AbstractThe domains and domain boundaries in 2D materials are known to play essential roles in investigating intriguing physical properties and have potential applications in nanoscale devices. Understanding the influence of individual domains on the superconducting properties of ultrathin 2D superconductors is of crucial importance for fundamental studies on mesoscopic superconductivity as well as applications in superconducting nanoelectronics. Here, low‐temperature electronic transport measurements of high quality ultrathin Mo2C crystals are presented that show clear evidence for the presence of multiple superconducting phase induced by the nanoscale domain structures. In particular, the observation of an anomalous resistance peak in the vicinity of the onset of the superconducting transition is reported.
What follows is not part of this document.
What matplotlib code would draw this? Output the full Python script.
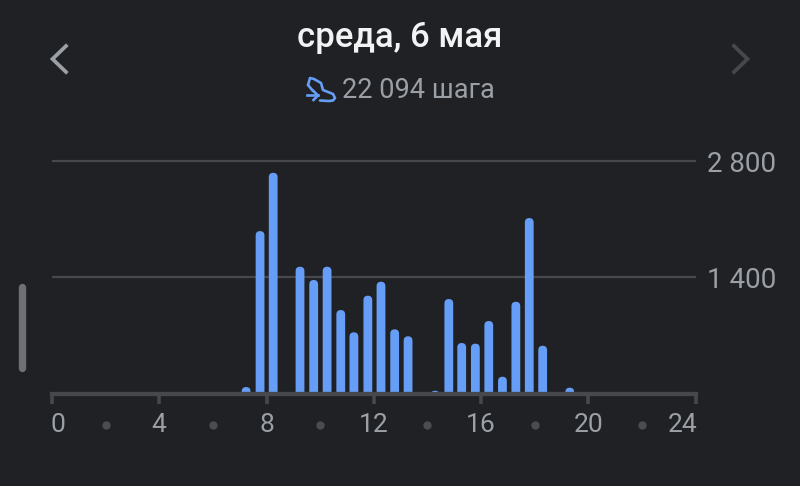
import matplotlib
matplotlib.use("Agg")
import matplotlib.pyplot as plt
from matplotlib.patches import FancyBboxPatch
from matplotlib.transforms import ScaledTranslation

# steps per half hour bucket
hours = [7.24, 7.76, 8.25, 9.25, 9.76, 10.26, 10.77, 11.26, 11.78, 12.27, 12.78, 13.28,
         14.29, 14.80, 15.28, 15.79, 16.29, 16.80, 17.30, 17.80, 18.30, 19.31]
steps = [78, 1956, 2658, 1527, 1367, 1527, 1005, 737, 1178, 1346, 773, 689,
         34, 1138, 608, 600, 873, 202, 1105, 2113, 575, 70]

x_ticks = [0, 4, 8, 12, 16, 20, 24]
x_dots = [2, 6, 10, 14, 18, 22]
y_ticks = [1400, 2800]
y_labels = ["1 400", "2 800"]

title = "среда, 6 мая"
subtitle = "22 094 шага"

BG = "#202124"
BLUE = "#669df6"
LINE = "#46484b"
GREY = "#9aa0a6"

plt.rcParams["font.family"] = ["Roboto", "DejaVu Sans"]

W, H = 800, 486
fig = plt.figure(figsize=(W / 100, H / 100), dpi=100, facecolor=BG)

# chart area, pixel box 52..695.5 across and 161..393.5 down
left, right, top, bottom = 52, 695.5, 161, 393.5
ax = fig.add_axes([left / W, 1 - bottom / H, (right - left) / W, (bottom - top) / H], facecolor="none")
ax.set_xlim(0, 24)
ax.set_ylim(0, 2800)

for s in ["top", "left", "right"]:
    ax.spines[s].set_visible(False)
ax.spines["bottom"].set_color(LINE)
ax.spines["bottom"].set_linewidth(3.1)
ax.spines["bottom"].set_capstyle("projecting")
ax.spines["bottom"].set_zorder(5)

ax.hlines(y_ticks, 0, 24, color=LINE, linewidth=1.6, zorder=1, clip_on=False)

# rounded tops, with corners sized in pixels
px_x = 24 / (right - left)
px_y = 2800 / (bottom - top)
bar_w = 8.8 * px_x
for h, v in zip(hours, steps):
    bar = FancyBboxPatch((h - bar_w / 2, -200), bar_w, v + 200,
                         boxstyle=f"round,pad=0,rounding_size={bar_w / 2}",
                         mutation_aspect=px_y / px_x,
                         facecolor=BLUE, edgecolor="none", zorder=3)
    ax.add_patch(bar)

ax.set_xticks(x_ticks)
ax.set_xticklabels([str(t) for t in x_ticks], fontsize=19, color=GREY)
ax.tick_params(axis="x", length=7.2, width=2.6, color=LINE, pad=6.5)
xlabels = ax.get_xticklabels()
xlabels[0].set_ha("left")
xlabels[0].set_transform(xlabels[0].get_transform() + ScaledTranslation(-2 / 100, 0, fig.dpi_scale_trans))
xlabels[-1].set_ha("right")
xlabels[-1].set_transform(xlabels[-1].get_transform() + ScaledTranslation(2 / 100, 0, fig.dpi_scale_trans))

ax.yaxis.tick_right()
ax.set_yticks(y_ticks)
ax.set_yticklabels(y_labels, fontsize=20, color=GREY)
ax.tick_params(axis="y", length=0, pad=8)

# small dots between the hour labels
ax.scatter(x_dots, [-0.135] * len(x_dots), s=36, color="#4a4c4f", linewidths=0,
           transform=ax.get_xaxis_transform(), clip_on=False, zorder=4)

# header and controls in pixel coordinates
ui = fig.add_axes([0, 0, 1, 1], facecolor="none", zorder=-1)
ui.set_xlim(0, W)
ui.set_ylim(H, 0)
ui.axis("off")

ui.text(400, 38, title, ha="center", va="center", fontsize=25, color="#f1f3f4", fontweight="medium")
ui.text(342.5, 90, subtitle, ha="left", va="center", fontsize=19.5, color=GREY)

ui.plot([66, 52.5, 66], [46, 59, 72], color=GREY, linewidth=2.7, solid_joinstyle="miter")
ui.plot([734, 747.5, 734], [46, 59, 72], color=LINE, linewidth=2.7, solid_joinstyle="miter")
ui.plot([22, 22], [287, 368], color="#6e7073", linewidth=5.3, solid_capstyle="round")

# shoe icon
shoe_x = [308, 310, 314, 321, 323, 333, 335, 333, 329, 320]
shoe_y = [85, 78, 79, 83, 90, 94, 98, 100.5, 101, 100.5]
ui.plot(shoe_x, shoe_y, color=BLUE, linewidth=1.9, solid_joinstyle="round", solid_capstyle="round")
ui.plot([308, 313], [85, 91], color=BLUE, linewidth=1.9, solid_capstyle="round")
ui.plot([307, 318], [95.5, 95.5], color=BLUE, linewidth=1.9)
ui.plot([313.5, 318, 313.5], [91, 95.5, 100], color=BLUE, linewidth=1.9)

fig.savefig("out.png", dpi=100, facecolor=BG)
This resistive anomaly is interpreted as a consequence of nonequilibrium charge imbalance near the domain boundaries, which could induce effective normal‐superconducting interfaces in 2D Mo2C crystals. Moreover, the magnetic field‐tuned superconductor‐metal transition for ultrathin Mo2C crystals is examined. The observed scaling behavior is consistent with the appearance of quantum Griffiths singularity in 2D superconducting systems. This study sheds light on the understanding of the domain boundaries and their role on the transport properties of highly crystalline 2D superconductors, which may open potential application of domain structure in functional superconducting nanodevices.